It was a chance encounter that showed the city's different worlds aren't so far apart.
Lying on the road was Christopher Husbands, who would later gain infamy as a gang member charged with murder. He had been stabbed multiple times, soaking his city of Toronto staff shirt with blood. His eyes would flicker shut and he kept asking for water.
Coming to his aid was a couple returning to their new home after looking at appliances.
Todd Irvine and his fiancée were on Gerrard Street, by Regent Park, when they found an injured man lying on the road one February evening. She called 911 while he tried to offer support.
"He knew it was bad," Mr. Irvine, an urban arborist, remembered Wednesday. "It struck me how alone he was. It was just a man alone on a street bleeding to death."
What they didn't know at the time was that Mr. Husbands was probably the victim of violence from within his own gang. It was only months later, after reading Globe and Mail coverage of the weekend shooting at Toronto's Eaton Centre, that the pieces came together. Police believe Mr. Husbands killed Ahmed Hassan Saturday in retaliation for the incident whose aftermath the couple stumbled across.

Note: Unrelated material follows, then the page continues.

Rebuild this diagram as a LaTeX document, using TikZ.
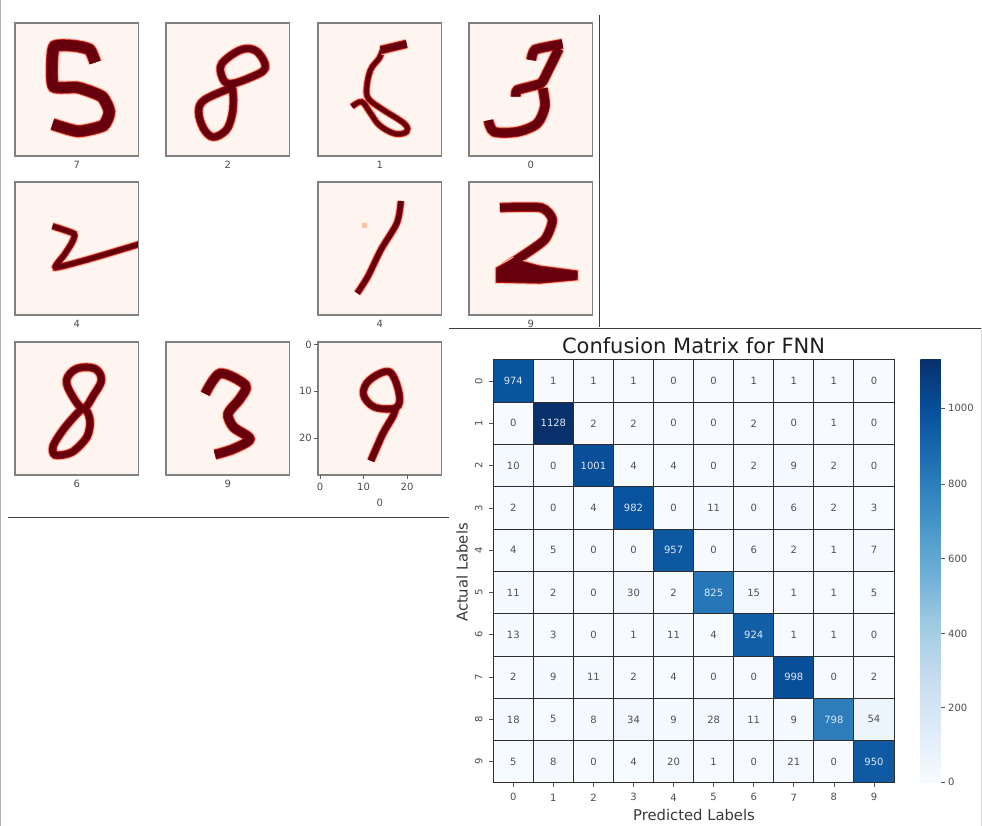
\documentclass[tikz,border=0pt]{standalone}
\usepackage{fontspec}
\setmainfont{DejaVu Sans}

\definecolor{blues0}{HTML}{F7FBFF}
\definecolor{blues1}{HTML}{DEEBF7}
\definecolor{blues2}{HTML}{C6DBEF}
\definecolor{blues3}{HTML}{9ECAE1}
\definecolor{blues4}{HTML}{6BAED6}
\definecolor{blues5}{HTML}{4292C6}
\definecolor{blues6}{HTML}{2171B5}
\definecolor{blues7}{HTML}{08519C}
\definecolor{blues8}{HTML}{08306B}
\definecolor{digitdark}{HTML}{67000D}
\definecolor{digitmid}{HTML}{C5171C}
\definecolor{digitlight}{HTML}{FCC3AB}
\definecolor{panelback}{HTML}{FFF5F0}
\definecolor{celldark}{HTML}{505050}
\definecolor{celllight}{HTML}{DCE8F5}

\pgfdeclareverticalshading{bluesbar}{100bp}{color(0bp)=(blues0); color(25bp)=(blues0); color(31.25bp)=(blues1); color(37.5bp)=(blues2); color(43.75bp)=(blues3); color(50bp)=(blues4); color(56.25bp)=(blues5); color(62.5bp)=(blues6); color(68.75bp)=(blues7); color(75bp)=(blues8); color(100bp)=(blues8)}

% name, x, y, label, label drop, strokes
\newcommand{\digitpanel}[6]{
\node[panelbox] (#1) at (#2,#3) {};
\begin{scope}[shift={(#1.north west)},x=4.41pt,y=-4.75pt]
\clip (0,0) rectangle (28,28);
#6
\end{scope}
\draw[panelframe] (#1.north west) rectangle (#1.south east);
\node[ticktext] (#1-label) at ([yshift=-#5pt]#1.south) {#4};
}

\begin{document}
\begin{tikzpicture}[x=1pt,y=-1pt,
  panelbox/.style={rectangle,anchor=north west,fill=panelback,minimum width=123.5pt,minimum height=133pt,inner sep=0pt,outer sep=0pt},
  panelframe/.style={draw=black!50,line width=1.1pt},
  digit/.style={draw=digitdark,line width=#1,line join=round,preaction={draw=digitmid,line width=#1+1.6pt,preaction={draw=digitlight,line width=#1+3.6pt}}},
  ticktext/.style={font=\fontsize{10}{11}\selectfont,text=black!70,inner sep=0pt},
  cellbox/.style={rectangle,draw=black!82,line width=0.9pt,minimum width=40.07pt,minimum height=42.3pt,inner sep=0pt,outer sep=0pt,font=\fontsize{10}{11}\selectfont},
  tickmark/.style={draw=black!65,line width=0.7pt},
  axistitle/.style={font=\fontsize{14.8}{16}\selectfont,text=black!78,inner sep=0pt},
  edgeline/.style={draw=black!75,line width=0.9pt}]
\useasboundingbox (0,0) rectangle (982,826);

\digitpanel{five}{15}{23}{7}{8.5}{
\draw[digit=10.5pt] plot[smooth,tension=0.35] coordinates {(18.2,8.3) (16.9,5.6) (13.4,4.8) (9,4.9) (8.4,8.5) (8.8,13.4) (14.3,13.6) (19.7,15.5) (21.4,18.7) (20,21.6) (14.3,22.8) (8.5,21.3)};}
\digitpanel{eighta}{166}{23}{2}{8.5}{
\draw[digit=6.5pt] plot[smooth cycle,tension=0.6] coordinates {(12.7,8.5) (17.1,5.6) (20.6,6) (22.5,9.5) (18.8,11.6) (14.4,12.8) (12.7,11.3)} plot[smooth,tension=0.6] coordinates {(14.9,12.7) (15.3,16.2) (14.9,19.7) (13.6,22.6) (10.7,24) (8.5,22.2) (7.4,18.7) (8.7,16.2) (14.4,13.8)};}
\digitpanel{onea}{318}{23}{1}{8.5}{
\draw[digit=4.5pt] plot[smooth,tension=0.6] coordinates {(14.8,5.3) (13.9,7.4) (11.9,9.9) (11,14.1) (11.7,16.2) (14.8,18.3) (19.6,21.2) (20.1,22.9) (17.4,23.3) (13.9,21.5) (11.7,18.7) (9.9,16.6) (7.7,17.6)};
\draw[digit=7pt] (20.1,4.4) -- (14.2,5.7);}
\digitpanel{threea}{469}{23}{0}{8.5}{
\draw[digit=8.5pt] plot[smooth,tension=0.3] coordinates {(21.2,4.4) (15,5.6) (14.1,7.8)} plot[smooth,tension=0.3] coordinates {(20.4,5.4) (18,9.9) (16.3,12.7) (11,14.1) (10.6,15.5)} plot[smooth,tension=0.5] coordinates {(16.7,13.8) (17.2,17.6) (15.4,21.2) (11,22.9) (5.7,22.9) (4.4,20.5)};}
\digitpanel{twoa}{15}{182}{4}{8.5}{
\draw[digit=5pt] plot[tension=0.3,smooth] coordinates {(8.5,9.3) (13.4,10.9) (12.9,12.8) (11.2,15.3) (9.2,18) (16.9,16.2) (28.5,13)};}
\digitpanel{oneb}{318}{182}{4}{8.5}{
\fill[digitlight] (9.9,8.6) rectangle (11,9.7);
\draw[digit=5pt] plot[smooth,tension=0.5] coordinates {(18.8,4) (17.9,8.6) (14.3,14.2) (11.3,19.9) (8.9,23.4)};}
\digitpanel{twob}{469}{182}{9}{8.5}{
\draw[digit=8pt] plot[smooth,tension=0.4] coordinates {(7,5.4) (16.3,5.4) (18.9,7.9) (17.2,12.1) (11.9,15.7) (8,18)};
\draw[digit=2.5pt,fill=digitdark] (6.5,18.3) -- (10,16.5) -- (16,18) -- (24.2,19) -- (24.2,20.3) -- (16,21) -- (6.5,20.8) -- cycle;
\draw[draw=digitdark,line width=8pt] (11.9,15.7) -- (9,17.8);}
\digitpanel{eightb}{15}{342}{6}{8.5}{
\draw[digit=6.5pt] plot[smooth cycle,tension=0.6] coordinates {(11.7,8) (14,5.6) (18.1,5.6) (19.6,8) (17.8,11.2) (15.5,14) (12.9,11.2)} plot[smooth cycle,tension=0.5] coordinates {(15.5,14) (17,16.5) (16.3,20) (12.9,23.2) (9.1,23.8) (8.7,21.8) (11.4,17.9)};}
\digitpanel{threeb}{166}{342}{9}{8.5}{
\draw[digit=8.5pt] plot[smooth,tension=0.5] coordinates {(8.9,10.9) (12.3,6.6) (18,9.1) (16.8,11.9) (14.1,15.1) (15.3,17.9) (19,20.4) (15.3,22.5) (11.1,23.7)};}
\digitpanel{nine}{318}{342}{0}{27.5}{
\draw[digit=6pt] plot[smooth cycle,tension=0.6] coordinates {(16.2,6.3) (18.4,10.9) (17.7,13.8) (12.8,13.7) (10.3,11) (11.7,8)} plot[smooth,tension=0.5] coordinates {(17.7,13.8) (16.9,15.8) (14.7,19.3) (12,25)};}

\foreach \tickval/\tickpos in {0/344.5,10/391,20/438} {
\draw[tickmark] (nine.west |- 0,\tickpos) -- ++(-4,0);
\node[ticktext,anchor=east] (ninerow-\tickval) at (312,\tickpos) {\tickval};
}
\foreach \tickval/\tickpos in {0/320,10/363.5,20/407} {
\draw[tickmark] (\tickpos,474.5) -- ++(0,4);
\node[ticktext] (ninecol-\tickval) at (\tickpos,487) {\tickval};
}

\draw[edgeline] (599,15) -- (599,327);
\draw[edgeline] (449,328) -- (982,328);
\draw[edgeline] (8,517.5) -- (449,517.5);
\draw[draw=black!30,line width=1pt] (0.5,0) -- (0.5,826);
\draw[draw=black!15,line width=1pt] (981.5,328) -- (981.5,826);

\node[axistitle,font=\fontsize{21}{24}\selectfont,text=black!88] (cmtitle) at (693.5,345.5) {Confusion Matrix for FNN};

\foreach \row [count=\r from 0] in {
{974,1,1,1,0,0,1,1,1,0},
{0,1128,2,2,0,0,2,0,1,0},
{10,0,1001,4,4,0,2,9,2,0},
{2,0,4,982,0,11,0,6,2,3},
{4,5,0,0,957,0,6,2,1,7},
{11,2,0,30,2,825,15,1,1,5},
{13,3,0,1,11,4,924,1,1,0},
{2,9,11,2,4,0,0,998,0,2},
{18,5,8,34,9,28,11,9,798,54},
{5,8,0,4,20,1,0,21,0,950}} {
\foreach \val [count=\c from 0] in \row {
\pgfmathsetmacro\stopval{\val/1128*8}
\pgfmathtruncatemacro\stoplow{min(floor(\stopval),7)}
\pgfmathtruncatemacro\stophigh{\stoplow+1}
\pgfmathtruncatemacro\stoppct{100*(\stopval-\stoplow)}
\colorlet{cellfill}{blues\stophigh!\stoppct!blues\stoplow}
\ifnum\val>600 \def\celltext{celllight}\else \def\celltext{celldark}\fi
\node[cellbox,fill=cellfill,text=\celltext] (cell-\r-\c) at ({513.3+40.07*\c},{381+42.3*\r}) {\val};
}
}

\foreach \n in {0,...,9} {
\draw[tickmark] (cell-\n-0.west) -- ++(-4,0);
\node[ticktext,rotate=90] (rowlabel-\n) at ([xshift=-14.5pt]cell-\n-0.west) {\n};
\draw[tickmark] (cell-9-\n.south) -- ++(0,4);
\node[ticktext] (collabel-\n) at ([yshift=-14.5pt]cell-9-\n.south) {\n};
}

\node[axistitle] (predicted) at (694,814.5) {Predicted Labels};
\node[axistitle,rotate=90] (actual) at (462,572.5) {Actual Labels};

\node[rectangle,minimum width=20.5pt,minimum height=423pt,inner sep=0pt,outer sep=0pt,shading=bluesbar] (colorbar) at (930.5,570.5) {};
\foreach \barval/\barpos in {0/782,200/707.5,400/633.5,600/558.5,800/484,1000/408} {
\draw[tickmark] (colorbar.east |- 0,\barpos) -- ++(4,0);
\node[ticktext,anchor=west] (barlabel-\barval) at (948,\barpos) {\barval};
}
\end{tikzpicture}
\end{document}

But that night it was a simpler picture.
"I was talking to him, sort of consoling him," recalled Mr. Irvine. "At that moment he was a human, he wasn't a villain."
Mr. Irvine tweeted about the experience twice when he got home. The next day he followed up with another message, pleased to have learned that the man would live. At the time he was upset that the man's near-death experience passed largely unnoticed by the city. Given what's happened since, he admits to being a touch embarrassed now by the tone of those tweets. But he said that their lives crossed in a meaningful way, regardless of what occurred later.
The co-founder of the city issues magazine Spacing said the incident had given him a new appreciation of urban reality.
"It's easy to hate these people but I have a better perspective now," he said Wednesday. "It seemed like a small thing, but the city of Toronto shirt humanized him ... this is a guy who worked at the city of Toronto, helped kids, walked down the same streets I did."